On the other hand, just because the data is available doesn’t necessarily mean the organization will use it. For example, one of Ernst & Young’s healthcare clients built a model describing how long it retained customers. With Ernst & Young’s help, the company came up with 150 variables, but it identified some external data that it had excluded because the company didn’t consider the data relevant to the problem. Since the data-mining techniques could process 282 variables as fast as 150 variables, Ernst & Young convinced the client to use both internal and external datasets. Of the 282 variables, 20 were highly correlated with customer retention, and of those 20, 12 came from the external dataset.

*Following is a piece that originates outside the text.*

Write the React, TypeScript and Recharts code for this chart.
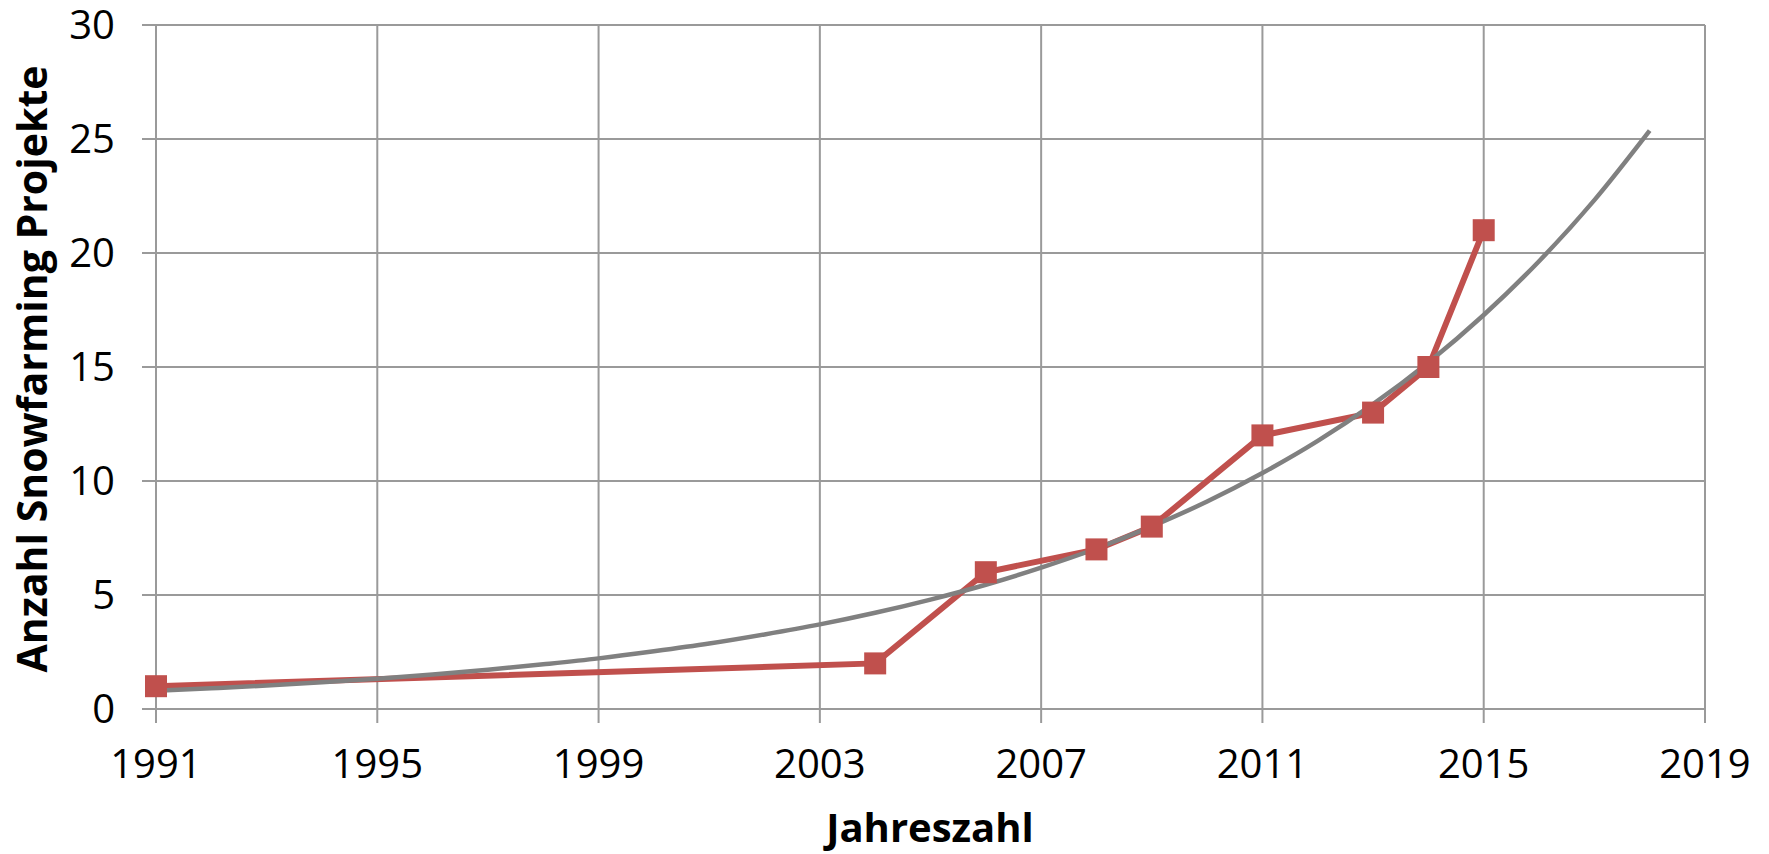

“The only reason they didn’t know the data was relevant was because they weren’t using the appropriate analytical techniques,” said Johnson. “Now they have 12 variables that are external to their own system they can apply to [customer acquisition] rather than just looking at existing customers.”
Progress DCI has seen some of its customers take some of their old legacy systems or on-premise enterprise systems and build a data lake that contains a whole history of information, including lower-value data coming in from the core systems.
“You can build your data lake quickly and let data scientists and data modelers define some kind of analytics, or they can do some data science-type programming and build some statistical models,” said Sumit Sarkar, chief data evangelist at Progress DCI. “You can put all the data you think has business value in a data lake and let your data science team decide what to do with it.”
Don’t overlook data quality and data governance, though. Otherwise the data lake may become a data swamp that gets increasingly difficult to manage over time.
“If an organization is bringing in all their data, then they’re going to have the information available to ask lots of questions,” said KPMG’s Gusher. “The problem is if you haven’t taken the right data management approaches—metadata tagging, lineage, policies, data dictionaries, etc.—then what you have is a data swamp and it won’t provide value, so putting data under governance is imperative. If you don’t do that, you might as well not bring the data together.”
Verifying you’re on the right track
Companies realize they need to actively invest in reporting and analytics capabilities, but it isn’t always clear whether the data strategy, reporting, analytics, or even business processes are what they need to be. Technology, business environments and end-user expectations are changing rapidly. To keep pace, organizations need to be more agile than they’ve been historically, and they need the fortitude to improve what’s working and deemphasize that which is not providing business value.